Paul Verhoeven proves that he's still one of cinema's canniest artists with his latest effort Elle. Verhoeven directed Robocop and Starship Troopers; two films that, under the guise of a pulpy action adventure, laid bare the curdled power politics that fuels the engine of the American experiment. Elle makes no such scathing indictments, though it courses with a similarly blackly funny misanthropic energy. But, thankfully, Verhoeven still has a propensity to unsettle and mess around with the form, and thus, Elle: a horror/comedy picture inside a slice-of-life drama.
Huppert's steely, confident performance as Michele is perhaps the reason to see this. Her understandable trauma later serves to quench an unconventional carnal thirst, and the result is mesmerising in its amorality. It could've been a disaster in another actor's hands, but Huppert is an expert performer who is committed to unvarnished psychological nuance. And with her acidic line readings and spasms of disgust that lines her face at just the right moments, Huppert wholly embodies a haughty alpha dog surrounded by weak fools and eccentrics.

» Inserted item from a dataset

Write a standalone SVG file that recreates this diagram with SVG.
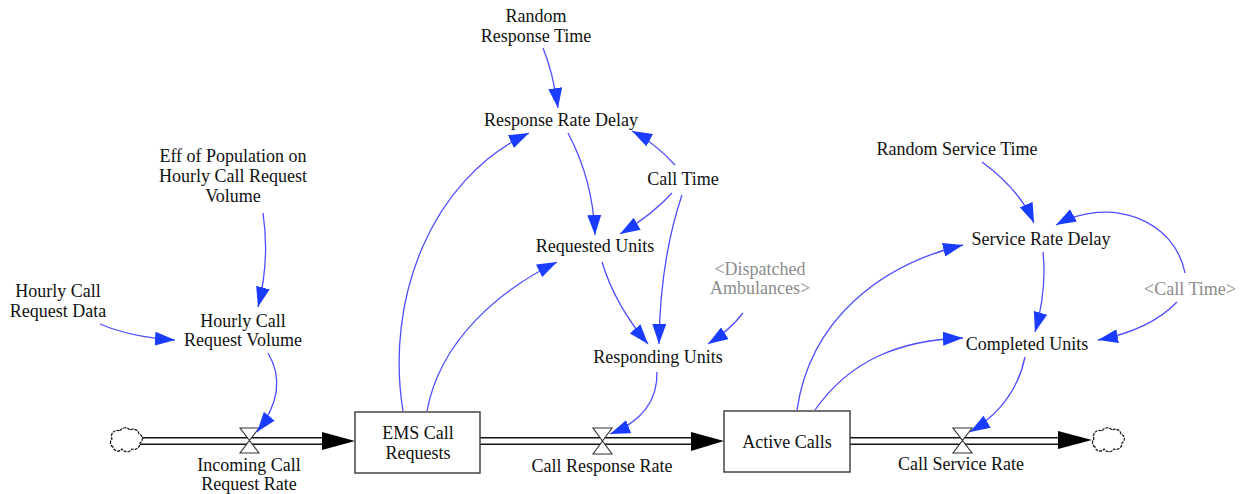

To its credit, Elle opts not to frame Michele as a sympathetic victim but rather one in a cast of characters who behave in strange and petty ways to one another – a human being, in other words. Her rapes that pepper the film, though shocking and disgusting, are also signifiers of a flux in a power dynamic with a key character, and so are decidedly not an affirmation of her victimhood. There are no concrete conclusions reached with respect to the nature of sexual assault and this is for the best. After all, it's of course, an intensely personal thing to be violated, and befitting that, Elle is an intensely personal story. It's a beautiful and bruised one, too.